A Mount Darwin-based family recently unknowingly ferried a wrong body from a Harare parlour.
Just before burial, they were phoned by the funeral services company informing them about the mix-up.
They had to return the body.
“It was a coronavirus-related death, so they would not allow us to identify our relative. The body was wrapped up and because we had to follow Covid-19 regulations, we never bothered to open it up.
“Just as we were about to inter the body, we got a call from the parlour telling us that we had collected a wrong body and we had to return it to Harare,” narrated one of the visibly shaken relatives who spoke on condition of anonymity.
A Bulawayo family had a similar misfortune after it transported a wrong body for burial from Harare.
The blunder was only exposed after some mourners insisted on body viewing.
“We had to call the parlour alerting them of their mistake, so we returned the body to Harare,” revealed one of the relatives . . .
“We could have buried a wrong body and imagine the consequences to the family?”
While these families have been brave enough to come forward, some are reportedly suffering in silence or have in fact proceeded to bury the remains of strangers.
At funerals, police usually monitor compliance.
“ . . . our team only ensures that mourners do not exceed the required numbers. However, what they do at the funeral is private and ceases to be our business,” said police spokesperson Assistant Commissioner Paul Nyathi.
But, how can these mishaps be avoided?
Nyaradzo head of strategy and corporate affairs Batsi Simango said the company prioritised due diligence despite an abnormally high demand for its services.
“In some cases, the number of burial services have tripled, but we only release the deceased after positive identification by two close relatives,” insisted Simango.
In the interest of public health, he said, families needed to adhere to guidelines issued by WHO and the Ministry Health and Child Care.
“The guidelines discourage unnecessary opening of the casket or contact with the deceased either for body-viewing or any other reason.

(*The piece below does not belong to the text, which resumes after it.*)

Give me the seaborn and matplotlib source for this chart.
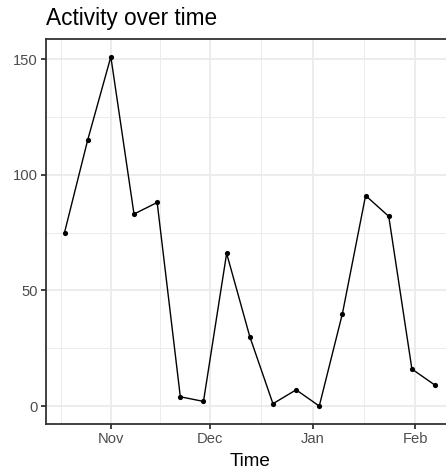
import pandas as pd
import numpy as np
import matplotlib
matplotlib.use('Agg')
import matplotlib.pyplot as plt
import matplotlib.dates as mdates
import seaborn as sns

# weekly activity counts
dates = ['2020-10-18', '2020-10-25', '2020-11-01', '2020-11-08', '2020-11-15',
         '2020-11-22', '2020-11-29', '2020-12-06', '2020-12-13', '2020-12-20',
         '2020-12-27', '2021-01-03', '2021-01-10', '2021-01-17', '2021-01-24',
         '2021-01-31', '2021-02-07']
counts = [75, 115, 151, 83, 88, 4, 2, 66, 30, 1, 7, 0, 40, 91, 82, 16, 9]
month_breaks = ['2020-11-01', '2020-12-01', '2021-01-01', '2021-02-01']
y_breaks = [0, 50, 100, 150]
y_minor = [25, 75, 125]

df = pd.DataFrame({'Time': pd.to_datetime(dates), 'n': counts})

sns.set_style('white')
plt.rcParams['font.family'] = ['Liberation Sans', 'DejaVu Sans']

grey20 = '#333333'
grey30 = '#4D4D4D'
grid_col = '#EBEBEB'

fig = plt.figure(figsize=(4.46, 4.71), dpi=100)
ax = fig.add_axes([46 / 446, 1 - 423.5 / 471, 407.6 / 446, 384.2 / 471])

sns.lineplot(data=df, x='Time', y='n', color='black', linewidth=1.0, ax=ax, zorder=3)
sns.scatterplot(data=df, x='Time', y='n', color='black', s=14, linewidth=0, ax=ax, zorder=4)

# ggplot-like 5% expansion
t0, t1 = mdates.date2num(df.Time.min()), mdates.date2num(df.Time.max())
dx = (t1 - t0) * 0.05
ax.set_xlim(t0 - dx, t1 + dx)
dy = (max(counts) - min(counts)) * 0.05
ax.set_ylim(min(counts) - dy, max(counts) + dy)

majors = mdates.date2num(pd.to_datetime(month_breaks))
first_gap = majors[1] - majors[0]
ext = np.concatenate([[majors[0] - first_gap], majors])
minors = (ext[:-1] + ext[1:]) / 2

ax.set_xticks(majors)
ax.xaxis.set_major_formatter(mdates.DateFormatter('%b'))
ax.set_xticks(minors, minor=True)
ax.set_yticks(y_breaks)
ax.set_yticks(y_minor, minor=True)

ax.grid(which='major', color=grid_col, linewidth=1.3, zorder=0)
ax.grid(which='minor', color=grid_col, linewidth=0.65, zorder=0)
ax.set_axisbelow(True)

for sp in ax.spines.values():
    sp.set_color(grey20)
    sp.set_linewidth(1.3)

ax.tick_params(which='major', direction='out', length=3.4, width=1.3, color=grey20,
               labelcolor=grey30, labelsize=10.6, pad=2.5)
ax.tick_params(which='minor', length=0)
ax.tick_params(axis='both', which='both', bottom=True, left=True)

ax.set_ylabel('')
ax.set_xlabel('Time', fontsize=13.6, color='black', labelpad=5)

fig.text(46 / 446, 1 - 25 / 471, 'Activity over time', fontsize=16.3, color='black',
         ha='left', va='baseline')

fig.savefig('out.png', dpi=100)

Thus, after identification at the parlour, the body should go straight for burial without being tampered with,” he said.
Innocent Tshuma, Doves Holdings group public relations manager, urged parlours to be meticulous.
“It must be noted that at this point, positive identification can only come from family members, then the parlour works on instructions from the family,” he said.
“From the hospital mortuary, the body will either be taken straight to the place of burial or to the funeral parlour. In cases where one passes away in a hospital, the family should identify the deceased body before the parlour takes over.”
Part of the process at the parlour allows up to five family members to identify and inspect the work done on the body.
However, Tshuma says in the recent past, some family members had become reluctant to identify the deceased bodies for fear of contracting Covid-19.
As funeral parlours battle to meet rising demand for their services, they have been forced to work extra hours.
“A week ago we collected two bodies from a local parlour: The first one was released at 9pm, while the other one came around midnight,” said a Harare resident who recently lost two family members to Covid-19.
There are instances where burials are even being conducted in the evening, which is taboo.
Chief Makoni — born Donald Kamba — reckons desperate times call for desperate measures.
“Let us adhere to Covid-19 regulations, even if it clashes with tradition. It is up to us as traditional leaders to ensure our community members follow the Government’s directives that are meant to keep them safe . . . We are in a fix, but let us do what is right to win the war against the pandemic,” he said.
Traditionalist Mbuya Calista Magorimbo believes that preserving life takes precedence.
“Body-viewing is part of crucial burial rites, according to African tradition, but we are in a bad situation and we have to adjust accordingly. Whatever repercussions come, we will cross the bridge when we get there.”